Cross-chain bridges are protocols that allow users transfer assets and information between different blockchains, and they are now hackers’ favorite prey. Last week’s exploit of Nomad was 13th of this type so far in 2022, bringing the total amount of crypto stolen to a whopping $2 billion. As per Chainalysis data, cross-chain bridges hacks now account for 69% of total crypto theft this year.

? The reason the bridges have become so covetable for the hackers is that they introduce a point of centralization, through which a lot of value flows. Most bridges are quite straightforward: a smart contract freezes users’ funds on one chain, and another smart contract issues their “wrapped” equivalent on another chain.

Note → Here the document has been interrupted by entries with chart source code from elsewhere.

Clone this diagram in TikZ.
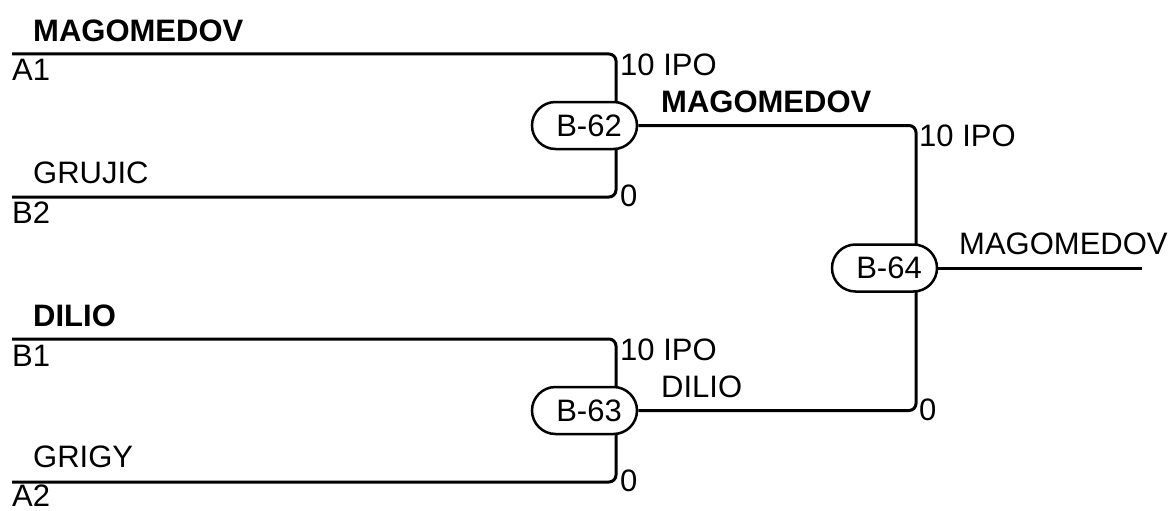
\documentclass[tikz,border=0pt]{standalone}
\usepackage{fontspec}
\setmainfont{Liberation Sans}
\usetikzlibrary{shapes.misc,backgrounds}
\tikzset{
  match/.style={rounded rectangle, draw, line width=2.5pt, fill=white,
    minimum width=105pt, minimum height=47pt, inner sep=0pt,
    font=\fontsize{31}{36}\selectfont},
  lbl/.style={anchor=base west, inner sep=0pt, font=\fontsize{31}{36}\selectfont},
  blbl/.style={lbl, font=\fontsize{31}{36}\selectfont\bfseries},
  wire/.style={line width=3pt, rounded corners=7pt},
}
\begin{document}
\begin{tikzpicture}[x=1pt,y=-1pt]
\useasboundingbox (0,0) rectangle (1173,511);
% matches
\node[match] (b62) at (584.5,125.5) {\hspace*{9pt}B-62};
\node[match] (b63) at (584.5,410.5) {\hspace*{9pt}B-63};
\node[match] (b64) at (884.5,268) {\hspace*{9pt}B-64};
% free ends and junction columns
\coordinate (a1) at (12,54);
\coordinate (b2) at (12,197);
\coordinate (b1) at (12,339);
\coordinate (a2) at (12,482);
\coordinate (j62) at (616,0);
\coordinate (j63) at (616,0);
\coordinate (j64) at (916,0);
\coordinate (win) at (1142,268);
\begin{scope}[on background layer]
\draw[wire] (a1) -| (b62.center -| j62);
\draw[wire] (b2) -| (b62.center -| j62);
\draw[wire] (b1) -| (b63.center -| j63);
\draw[wire] (a2) -| (b63.center -| j63);
\draw[wire] (b62.east) -| (b64.center -| j64);
\draw[wire] (b63.east) -| (b64.center -| j64);
\draw[wire] (b64.east) -- (win);
\end{scope}
% labels
\node[blbl] (t1) at (33,42) {MAGOMEDOV};
\node[lbl] (t2) at (12,81) {A1};
\node[lbl] (t3) at (33,183) {GRUJIC};
\node[lbl] (t4) at (12,223) {B2};
\node[blbl] (t5) at (33,326) {DILIO};
\node[lbl] (t6) at (12,366) {B1};
\node[lbl] (t7) at (33,467) {GRIGY};
\node[lbl] (t8) at (12,506) {A2};
\node[lbl] (s1) at (620,75) {10 IPO};
\node[lbl] (s2) at (620,206) {0};
\node[lbl] (s3) at (620,360) {10 IPO};
\node[lbl] (s4) at (620,491) {0};
\node[blbl] (w1) at (661,112) {MAGOMEDOV};
\node[lbl] (w2) at (661,397) {DILIO};
\node[lbl] (s5) at (919,146) {10 IPO};
\node[lbl] (s6) at (919,420) {0};
\node[lbl] (w3) at (959,254) {MAGOMEDOV};
\end{tikzpicture}
\end{document}
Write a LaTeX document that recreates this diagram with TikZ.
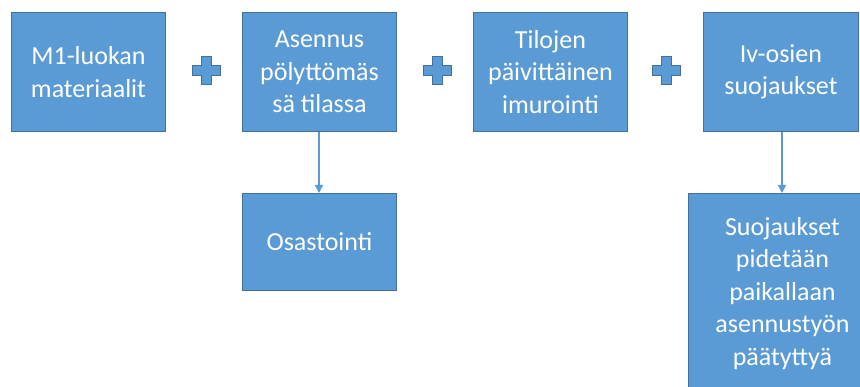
\documentclass[tikz,border=0pt]{standalone}
\usepackage{fontspec}
\setmainfont{Carlito}
\usetikzlibrary{arrows.meta}
\definecolor{boxfill}{HTML}{5B9BD5}
\definecolor{boxline}{HTML}{41719C}
\tikzset{
  box/.style={draw=boxline, line width=0.9pt, fill=boxfill, text=white, align=center,
    font=\fontsize{26}{32.5}\selectfont, inner sep=0pt, anchor=north west},
  link/.style={draw=boxfill, line width=1.5pt, -{Triangle[width=8pt,length=8pt]}},
  plussign/.pic={
    \path[fill=boxfill, draw=boxline, line width=0.6pt]
      (-5,-14) -- (5,-14) -- (5,-5) -- (14,-5) -- (14,5) -- (5,5) -- (5,14)
      -- (-5,14) -- (-5,5) -- (-14,5) -- (-14,-5) -- (-5,-5) -- cycle;
  }
}
\begin{document}
\begin{tikzpicture}[x=1pt,y=-1pt]
\useasboundingbox[fill=white] (0,0) rectangle (860,387);
\node[box, minimum width=154pt, minimum height=119pt] (b1) at (11,12) {M1-luokan\\materiaalit};
\node[box, minimum width=154pt, minimum height=119pt] (b2) at (242,12) {Asennus\\pölyttömäs\\sä tilassa};
\node[box, minimum width=154pt, minimum height=119pt] (b3) at (473,12) {Tilojen\\päivittäinen\\imurointi};
\node[box, minimum width=155pt, minimum height=119pt] (b4) at (703,12) {Iv-osien\\suojaukset};
\node[box, minimum width=154pt, minimum height=97pt] (b5) at (242,193) {Osastointi};
\node[box, minimum width=188pt, minimum height=200pt] (b6) at (688,193) {Suojaukset\\pidetään\\paikallaan\\asennustyön\\päätyttyä};
\pic at (206.5,70.5) {plussign};
\pic at (437,70.5) {plussign};
\pic at (666,70.5) {plussign};
\draw[link] (b2.south -| 319,0) -- (b5.north -| 319,0);
\draw[link] (b4.south -| 782,0) -- (b6.north -| 782,0);
\end{tikzpicture}
\end{document}
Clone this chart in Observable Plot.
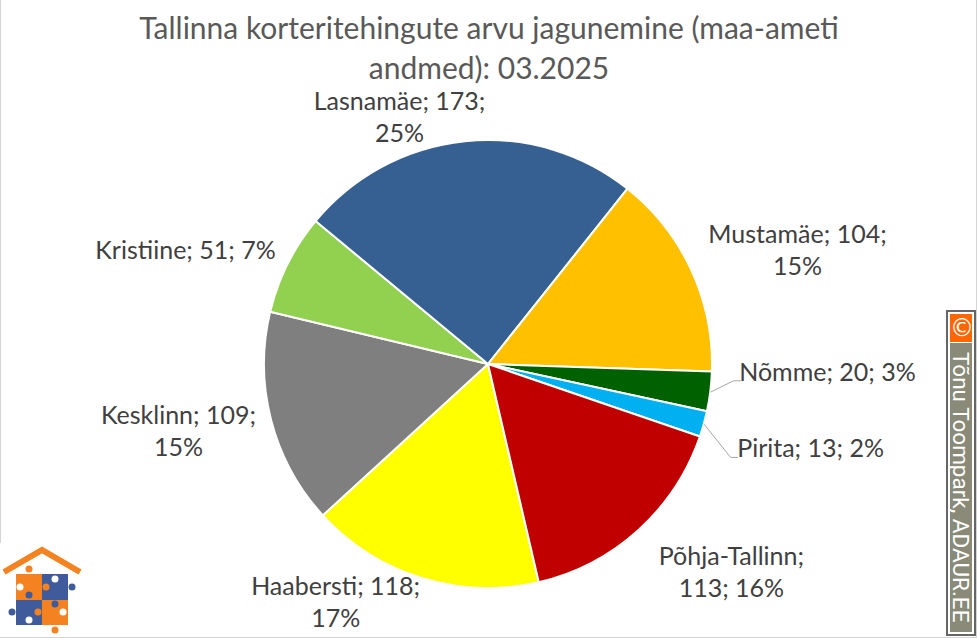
<!DOCTYPE html>
<html><head><meta charset="utf-8">
<script src="https://cdn.jsdelivr.net/npm/d3@7"></script>
<script src="https://cdn.jsdelivr.net/npm/@observablehq/plot@0.6"></script>
<style>
html,body{margin:0;padding:0;background:#fff}
#wrap{position:relative;width:977px;height:638px;overflow:hidden}
#wrap svg.plot{display:block}
#wrap svg.plot text{font-variant-ligatures:none;font-feature-settings:"liga" 0}
#frame{position:absolute;left:0;top:-2px;width:975px;height:638px;border:1px solid #d4d4d4;pointer-events:none}
#stamp{position:absolute;left:946px;top:310px;width:26px;height:322px;border:2px solid #666;background:#fff}
#stamp .c{position:absolute;left:2px;top:2px;width:22px;height:28px;background:#ff6600;color:#fff;font:24px/28px "DejaVu Sans";text-align:center}
#stamp .t{position:absolute;left:2px;top:31px;width:22px;height:289px;background:#8a8a78;color:#fff;font:22.5px/22px Roboto;writing-mode:vertical-rl;white-space:nowrap;overflow:hidden;text-align:center}
#logo{position:absolute;left:0;top:543px}
</style></head><body>
<div id="wrap"><div id="chart"></div><div id="frame"></div>
<div id="stamp"><div class="c">©</div><div class="t">Tõnu Toompark, ADAUR.EE</div></div>
<svg id="logo" width="84" height="94" viewBox="0 543 84 94">
<rect x="0" y="543" width="84" height="94" fill="#fff"/>
<polyline points="4,572 42,550 80,572" fill="none" stroke="#f58220" stroke-width="6"/>
<rect x="16" y="574" width="26" height="26" fill="#f58220"/><rect x="42" y="574" width="26" height="26" fill="#3f5b9b"/>
<rect x="16" y="600" width="26" height="25" fill="#3f5b9b"/><rect x="42" y="600" width="26" height="25" fill="#f58220"/>
<circle cx="29" cy="569" r="3.5" fill="#f58220"/><circle cx="72" cy="587" r="3.5" fill="#3f5b9b"/><circle cx="12" cy="612" r="3.5" fill="#3f5b9b"/><circle cx="55" cy="630" r="3.5" fill="#f58220"/>
<circle cx="46" cy="587" r="3.5" fill="#f58220"/><circle cx="29" cy="595" r="3.5" fill="#3f5b9b"/><circle cx="38" cy="612" r="3.5" fill="#f58220"/><circle cx="55" cy="604" r="3.5" fill="#3f5b9b"/>
<circle cx="20" cy="587" r="3.5" fill="#fff"/><circle cx="55" cy="579" r="3.5" fill="#fff"/><circle cx="29" cy="620" r="3.5" fill="#fff"/><circle cx="63" cy="612" r="3.5" fill="#fff"/>
</svg></div>
<script>
const districts = ["Haabersti","Kesklinn","Kristiine","Lasnamäe","Mustamäe","Nõmme","Pirita","Põhja-Tallinn"];
const deals = [118,109,51,173,104,20,13,113];
const shares = [17,15,7,25,15,3,2,16];
const colors = ["#FFFF00","#7F7F7F","#92D050","#366092","#FFC000","#006100","#00B0F0","#C00000"];
const titleLines = ["Tallinna korteritehingute arvu jagunemine (maa-ameti","andmed): 03.2025"];

// layout
const W=977,H=638,R=224,CX=488,CY=364,firstAngle=166.9;
const labelAngle=[212.7,257.8,290.6,340.2,69.8,91.4,104.6,130.6];
const labelRadius=[1.263,1.416,1.445,1.172,1.470,1.514,1.486,1.428];
const labelBreak=[2,2,0,2,2,0,0,1]; // 2: before share, 1: before value, 0: one line
const rad=d=>d*Math.PI/180;
const polar=(a,r)=>[r*Math.sin(rad(a)),r*Math.cos(rad(a))];

const pie=d3.pie().sort(null).startAngle(rad(firstAngle)).endAngle(rad(firstAngle+360));
const arcs=pie(deals).map((a,i)=>({...a,name:districts[i],color:colors[i]}));
const labelRows=districts.map((n,i)=>{
  const [x,y]=polar(labelAngle[i],labelRadius[i]);
  const sep=labelBreak[i];
  const text=`${n};${sep===1?"\n":" "}${deals[i]};${sep===2?"\n":" "}${shares[i]}%`;
  return {x,y,text};
});
// leaders for the two thin slices: [slice index, elbow offset left of label, elbow drop]
const leaders=[[5,94/R,8/R],[6,80/R,9/R]].flatMap(([i,dx,dy])=>{
  const mid=(arcs[i].startAngle+arcs[i].endAngle)/2*180/Math.PI;
  const [sx,sy]=polar(mid,1), l=labelRows[i];
  return [{k:i,x:sx,y:sy},{k:i,x:l.x-dx,y:l.y-dy},{k:i,x:l.x-dx+7/R,y:l.y-dy}];
});

const slices=(index,{x,y})=>{
  const g=d3.create("svg:g").attr("transform",`translate(${x(0)},${y(0)})`);
  const r=x(1)-x(0);
  const arc=d3.arc().innerRadius(0).outerRadius(r);
  g.selectAll("path").data(arcs).join("path").attr("d",arc).attr("fill",d=>d.color)
    .attr("stroke","#fff").attr("stroke-width",2).attr("stroke-linejoin","round");
  return g.node();
};

const font="Lato, Carlito, sans-serif";
const plot=Plot.plot({
  width:W,height:H,margin:0,
  style:{background:"transparent",fontFamily:font},
  x:{domain:[-CX/R,(W-CX)/R],range:[0,W],axis:null},
  y:{domain:[CY/R,(CY-H)/R],range:[0,H],axis:null},
  marks:[
    slices,
    Plot.line(leaders,{x:"x",y:"y",z:"k",stroke:"#a6a6a6",strokeWidth:1,curve:"linear"}),
    Plot.text(labelRows,{x:"x",y:"y",text:"text",dy:-2,fontSize:25,fill:"#404040",lineHeight:1.3,fontFamily:font}),
    Plot.text(titleLines.slice(0,1),{frameAnchor:"top",text:d=>d,fontSize:30,fill:"#595959",fontFamily:font,lineAnchor:"top",dy:17}),
    Plot.text(titleLines.slice(1),{frameAnchor:"top",text:d=>d,fontSize:30,fill:"#595959",fontFamily:font,lineAnchor:"top",dy:57})
  ]
});
document.getElementById("chart").append(plot);
</script></body></html>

Finding a bug in one of these contracts equals hitting a jackpot, and most of the bridges’ hacks, be it Nomad, Wormhole or Qbridge, follow this scenario.

⚠️ Centralization = danger, which suggests that decentralized bridges could do a better job.

Some protocols like Multichain or cBridge try to avoid the single point failure problem by introducing blockchain-like mechanisms managing the funds on both sides of the bridge. However, code bugs are unforgiving for any type of protocol, and Multichain’s code vulnerability was exploited in the beginning of the year.

The notion of decentralization is to be taken seriously, as showed by the famous hack of Axie Infinity’s Ronin bridge. $620 million was the price to pay for realizing that such a critical structure as a bridge needs more than 9 validators, 4 of which work in the same company: a hacker infiltrated Sky Mavis’ employee’s computer via a phishing job offer and got access to their private key, as well as the keys of their coworkers and even the one belonging to Axie DAO, which allowlisted Sky Mavis last year. Since the incident, the Ronin bridge was redesigned, and its developers announced their intention to increase the number of validators to 24 (they have registered 19 so far).

Every hack of a crypto protocol is harming the whole space, and cross-chain bridges need to seriously reconsider their structure to reduce their points of failure. In the long term, bridging protocols with most chances to succeed could be those that will achieve true decentralization.